ホスピスに勤務して1年数か月。自分なりにホスピスケアを考え実践してきましたが、客観的に自己の施設を見つめ、これからの課題を明確にしたいと考えました。研修に参加し、講義で学んだ知識をもとに以下の目標を立案し、実習に臨みました。目標にそって学んだことをまとめてみたいと思います。

 

実習目標

 

1 実習施設における緩和ケアの実際を学ぶ。

1) 緩和ケア病棟の理念、位置づけ、役割について学ぶ

2) 症状マネジメントの実際とアセスメントについて学ぶ

3) チームアプローチについて学ぶ

4) 緩和ケア病棟における看護婦の役割について学ぶ

5) 継続看護のありかたについて学ぶ

2 実習施設での学びと講義での学びを統合し、ホスピスケアについて再構築し、自己の施設における自分自身の課題を明確化する。

 

1) 緩和ケア病棟の理念、位置づけ、役割

治癒の望みなく死という現実に直面している人々の全人的痛みを緩和し、“やさしさ”の医療を実践することを理念とされています。
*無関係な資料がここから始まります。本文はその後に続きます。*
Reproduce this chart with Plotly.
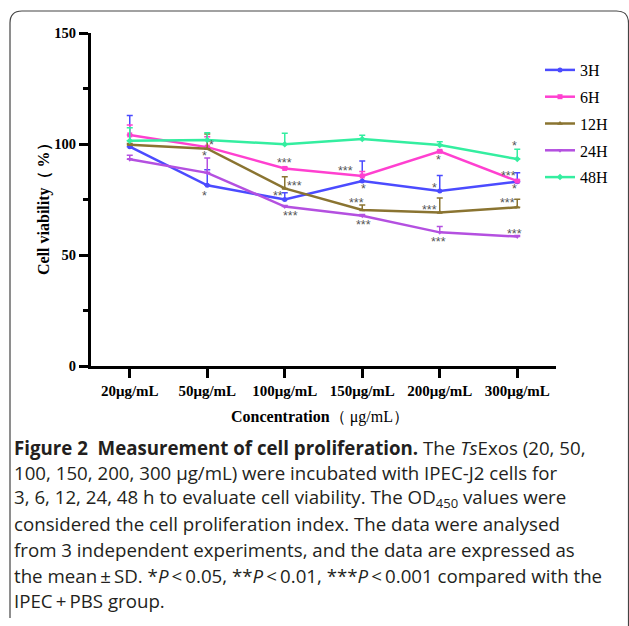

また、ホスピスケアは終末期にある人だけに提供されるものではなく、病院全体がホスピスケアを基盤として取り組みがされていました。したがって緩和ケア病棟は特別な場所ではなく、一般病棟の延長線上に位置づけされています。そのような中で、疼痛緩和に対する積極的な治療が患者さんの希望に合わせ行われていました。
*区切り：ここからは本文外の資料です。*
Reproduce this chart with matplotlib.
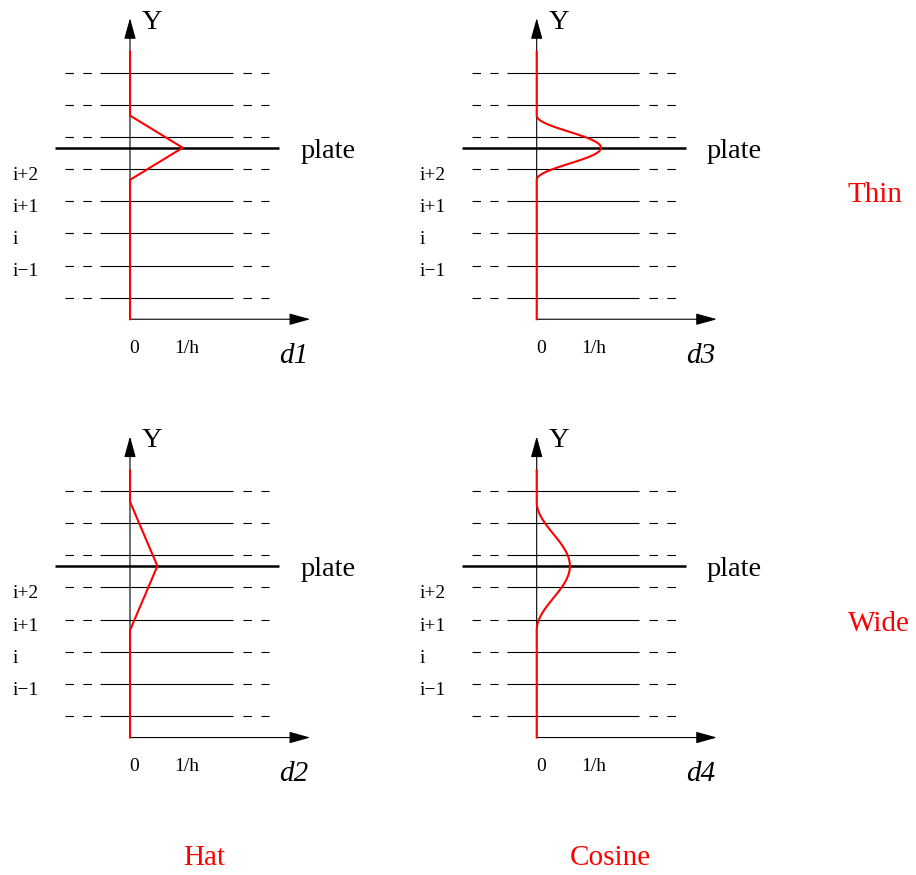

緩和ケアは終末期からスタートするものではなく、積極的治療の流れのなかでも患者を全人的にとらえケアしていくことが重要と考えます。東札幌病院の病院全体での取り組みを通し、自己の施設でのホスピスの役割についても考えることができました。

 

2) 症状マネジメント

終末期にある患者がその人らしくあるためには、症状の緩和が不可欠となります。自己の施設においても症状マネジメントは重要な位置を占めていますが、患者を主体としたマネジメントの必要性を感じています。実習施設では、痛みのアセスメントシートをもとに、患者と共にマネジメントが行われていました。初期アセスメントでは、痛みの部位、性質、スケール、持続時間と一日の変化、今までの鎮痛薬の使用状況とその効果および副作用、日常生活への影響、痛みの増悪因子、緩和因子、患者の心理状態と社会的側面、痛みに関する患者、家族の認識、痛みのゴールが明確にされていました。また、継続アセスメントでは一週間ごとに痛みの評価を行い、痛みの強さ、副作用、身体以外の痛みの内容、痛みのマネジメントに対する患者の満足度、今後の方針、計画が明確にされていました。実際に患者を受け持ち痛みのアセスメントを行うことにより、患者を主体としたマネジメントについて具体的に学ぶことができました。